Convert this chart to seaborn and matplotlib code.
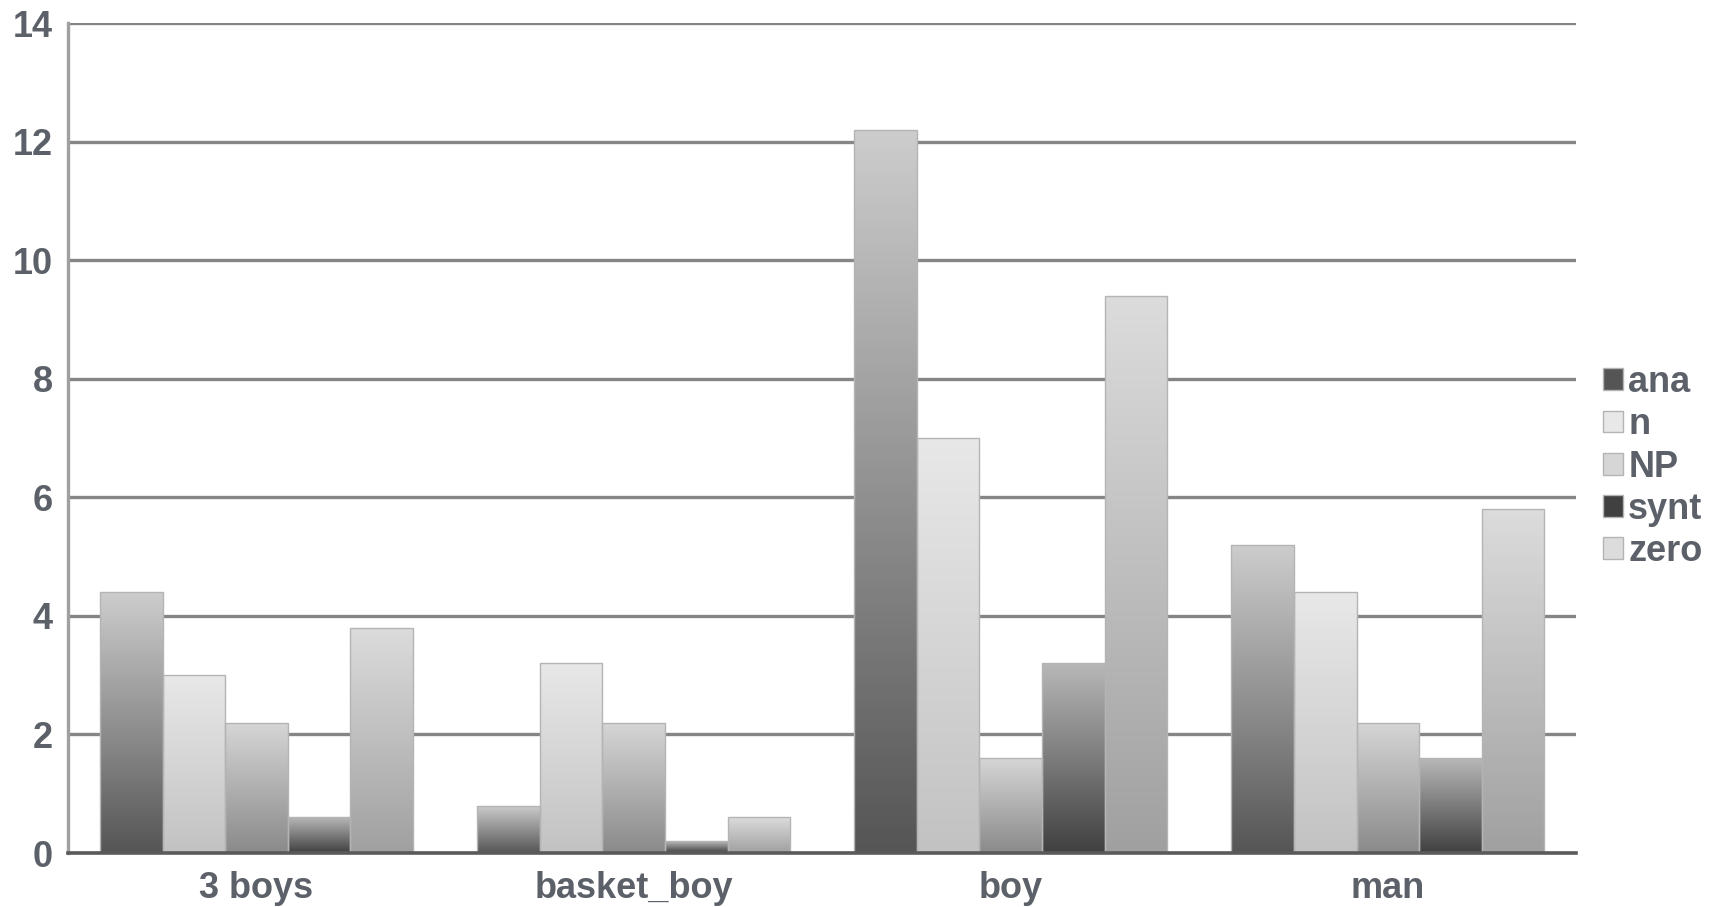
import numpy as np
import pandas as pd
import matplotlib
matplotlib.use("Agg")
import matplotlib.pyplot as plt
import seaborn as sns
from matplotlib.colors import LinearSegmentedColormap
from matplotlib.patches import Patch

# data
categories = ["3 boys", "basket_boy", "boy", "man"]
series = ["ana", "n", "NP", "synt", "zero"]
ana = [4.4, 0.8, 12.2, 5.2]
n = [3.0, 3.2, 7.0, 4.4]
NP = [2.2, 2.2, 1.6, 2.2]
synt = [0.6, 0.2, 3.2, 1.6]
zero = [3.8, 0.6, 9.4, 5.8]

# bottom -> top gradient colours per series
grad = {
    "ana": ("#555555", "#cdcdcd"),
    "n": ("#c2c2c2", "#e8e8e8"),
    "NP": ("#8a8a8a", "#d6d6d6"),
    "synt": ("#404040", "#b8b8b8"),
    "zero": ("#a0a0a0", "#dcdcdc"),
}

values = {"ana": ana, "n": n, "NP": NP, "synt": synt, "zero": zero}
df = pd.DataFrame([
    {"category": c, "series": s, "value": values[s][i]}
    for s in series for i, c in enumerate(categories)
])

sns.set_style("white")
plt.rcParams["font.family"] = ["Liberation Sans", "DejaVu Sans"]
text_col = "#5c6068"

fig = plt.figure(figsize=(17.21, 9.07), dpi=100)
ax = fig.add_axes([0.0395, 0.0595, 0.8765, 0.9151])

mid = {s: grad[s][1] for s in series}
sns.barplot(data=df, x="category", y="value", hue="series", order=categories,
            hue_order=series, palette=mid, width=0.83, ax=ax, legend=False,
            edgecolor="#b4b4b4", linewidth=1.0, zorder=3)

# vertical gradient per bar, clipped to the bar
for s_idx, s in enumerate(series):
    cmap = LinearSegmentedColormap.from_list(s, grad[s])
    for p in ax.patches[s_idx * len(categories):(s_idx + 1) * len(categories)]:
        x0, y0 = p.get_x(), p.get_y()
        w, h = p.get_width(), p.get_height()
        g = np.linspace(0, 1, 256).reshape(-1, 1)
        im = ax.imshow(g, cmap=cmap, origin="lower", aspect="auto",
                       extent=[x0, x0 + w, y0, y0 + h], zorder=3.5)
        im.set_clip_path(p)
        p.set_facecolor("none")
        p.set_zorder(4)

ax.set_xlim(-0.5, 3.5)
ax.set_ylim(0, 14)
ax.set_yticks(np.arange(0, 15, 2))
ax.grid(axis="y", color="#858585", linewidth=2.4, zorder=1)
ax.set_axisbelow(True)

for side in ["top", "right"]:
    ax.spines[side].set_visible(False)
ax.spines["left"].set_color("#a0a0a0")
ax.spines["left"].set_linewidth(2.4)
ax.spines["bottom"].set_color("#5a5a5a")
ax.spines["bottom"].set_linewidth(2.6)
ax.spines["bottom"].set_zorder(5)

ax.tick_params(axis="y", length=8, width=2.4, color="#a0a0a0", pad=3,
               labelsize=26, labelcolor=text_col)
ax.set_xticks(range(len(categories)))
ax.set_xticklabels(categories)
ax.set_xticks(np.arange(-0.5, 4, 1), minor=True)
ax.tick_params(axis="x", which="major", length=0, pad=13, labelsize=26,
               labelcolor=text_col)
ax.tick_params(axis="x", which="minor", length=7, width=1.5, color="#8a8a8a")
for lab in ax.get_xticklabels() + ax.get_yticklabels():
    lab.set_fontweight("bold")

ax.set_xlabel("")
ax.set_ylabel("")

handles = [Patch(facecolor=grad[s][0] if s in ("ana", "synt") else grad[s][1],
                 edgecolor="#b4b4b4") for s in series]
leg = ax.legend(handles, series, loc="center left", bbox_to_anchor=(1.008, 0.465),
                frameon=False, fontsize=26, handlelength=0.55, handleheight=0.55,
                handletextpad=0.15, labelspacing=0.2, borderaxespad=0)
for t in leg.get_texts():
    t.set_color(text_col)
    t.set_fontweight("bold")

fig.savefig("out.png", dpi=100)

========

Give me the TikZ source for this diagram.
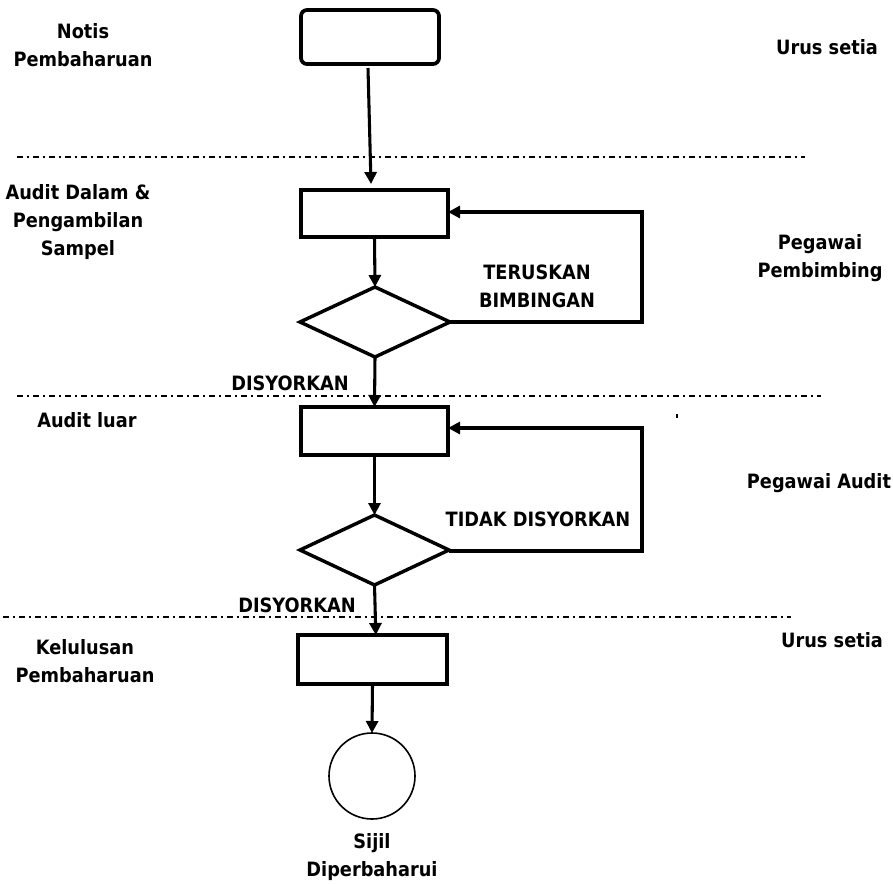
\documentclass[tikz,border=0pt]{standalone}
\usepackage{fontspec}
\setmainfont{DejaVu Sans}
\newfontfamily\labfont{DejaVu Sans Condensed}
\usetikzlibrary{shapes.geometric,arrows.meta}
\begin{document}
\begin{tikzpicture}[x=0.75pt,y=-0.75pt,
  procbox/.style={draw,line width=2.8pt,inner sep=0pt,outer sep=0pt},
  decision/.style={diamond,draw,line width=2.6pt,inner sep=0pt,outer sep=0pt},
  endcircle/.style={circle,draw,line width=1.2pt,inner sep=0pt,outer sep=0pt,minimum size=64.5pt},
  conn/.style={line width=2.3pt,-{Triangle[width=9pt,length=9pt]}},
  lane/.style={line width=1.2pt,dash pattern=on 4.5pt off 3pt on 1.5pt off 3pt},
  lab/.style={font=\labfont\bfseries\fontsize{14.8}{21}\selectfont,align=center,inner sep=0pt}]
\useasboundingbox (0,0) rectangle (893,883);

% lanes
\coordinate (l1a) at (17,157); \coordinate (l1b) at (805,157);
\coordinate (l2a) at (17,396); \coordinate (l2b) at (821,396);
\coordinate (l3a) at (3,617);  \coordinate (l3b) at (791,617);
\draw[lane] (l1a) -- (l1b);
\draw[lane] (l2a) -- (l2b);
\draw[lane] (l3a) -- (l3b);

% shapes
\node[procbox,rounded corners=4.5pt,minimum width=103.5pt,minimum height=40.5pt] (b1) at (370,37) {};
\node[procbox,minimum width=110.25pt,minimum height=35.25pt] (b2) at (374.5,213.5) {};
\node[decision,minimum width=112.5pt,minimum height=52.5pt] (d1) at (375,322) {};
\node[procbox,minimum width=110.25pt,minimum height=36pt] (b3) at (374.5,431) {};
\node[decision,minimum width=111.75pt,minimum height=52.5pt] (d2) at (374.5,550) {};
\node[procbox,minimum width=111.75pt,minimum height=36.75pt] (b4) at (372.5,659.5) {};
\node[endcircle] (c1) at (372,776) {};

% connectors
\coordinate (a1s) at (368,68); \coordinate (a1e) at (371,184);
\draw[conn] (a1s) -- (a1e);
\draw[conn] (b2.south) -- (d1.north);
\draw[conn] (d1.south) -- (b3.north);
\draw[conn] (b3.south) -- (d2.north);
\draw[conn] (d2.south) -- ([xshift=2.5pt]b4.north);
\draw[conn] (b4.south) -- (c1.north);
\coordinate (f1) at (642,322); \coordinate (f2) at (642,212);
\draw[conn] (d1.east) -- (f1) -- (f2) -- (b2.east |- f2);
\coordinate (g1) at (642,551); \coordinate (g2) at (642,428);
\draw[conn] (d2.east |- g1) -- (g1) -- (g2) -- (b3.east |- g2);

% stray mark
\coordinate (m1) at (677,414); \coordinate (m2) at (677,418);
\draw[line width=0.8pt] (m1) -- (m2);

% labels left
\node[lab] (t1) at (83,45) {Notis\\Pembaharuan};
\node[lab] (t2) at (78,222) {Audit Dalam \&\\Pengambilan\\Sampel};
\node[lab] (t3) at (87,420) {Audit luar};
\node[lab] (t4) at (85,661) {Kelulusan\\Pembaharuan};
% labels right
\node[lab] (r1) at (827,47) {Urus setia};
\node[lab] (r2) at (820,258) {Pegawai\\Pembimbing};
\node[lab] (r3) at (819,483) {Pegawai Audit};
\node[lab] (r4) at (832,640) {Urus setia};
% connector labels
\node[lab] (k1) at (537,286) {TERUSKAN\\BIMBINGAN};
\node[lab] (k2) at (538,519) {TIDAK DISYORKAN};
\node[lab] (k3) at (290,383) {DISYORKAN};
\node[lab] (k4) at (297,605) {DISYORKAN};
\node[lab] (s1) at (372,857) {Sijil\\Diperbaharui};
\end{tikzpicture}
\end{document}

========

Omit all pictures, then copy the lines between the ones holding "Give me the TikZ source for this diagram." and "(0,0) rectangle (893,883);", inclusive.

### ANSWER TO THIS PROBLEM
Give me the TikZ source for this diagram.
\documentclass[tikz,border=0pt]{standalone}
\usepackage{fontspec}
\setmainfont{DejaVu Sans}
\newfontfamily\labfont{DejaVu Sans Condensed}
\usetikzlibrary{shapes.geometric,arrows.meta}
\begin{document}
\begin{tikzpicture}[x=0.75pt,y=-0.75pt,
  procbox/.style={draw,line width=2.8pt,inner sep=0pt,outer sep=0pt},
  decision/.style={diamond,draw,line width=2.6pt,inner sep=0pt,outer sep=0pt},
  endcircle/.style={circle,draw,line width=1.2pt,inner sep=0pt,outer sep=0pt,minimum size=64.5pt},
  conn/.style={line width=2.3pt,-{Triangle[width=9pt,length=9pt]}},
  lane/.style={line width=1.2pt,dash pattern=on 4.5pt off 3pt on 1.5pt off 3pt},
  lab/.style={font=\labfont\bfseries\fontsize{14.8}{21}\selectfont,align=center,inner sep=0pt}]
\useasboundingbox (0,0) rectangle (893,883);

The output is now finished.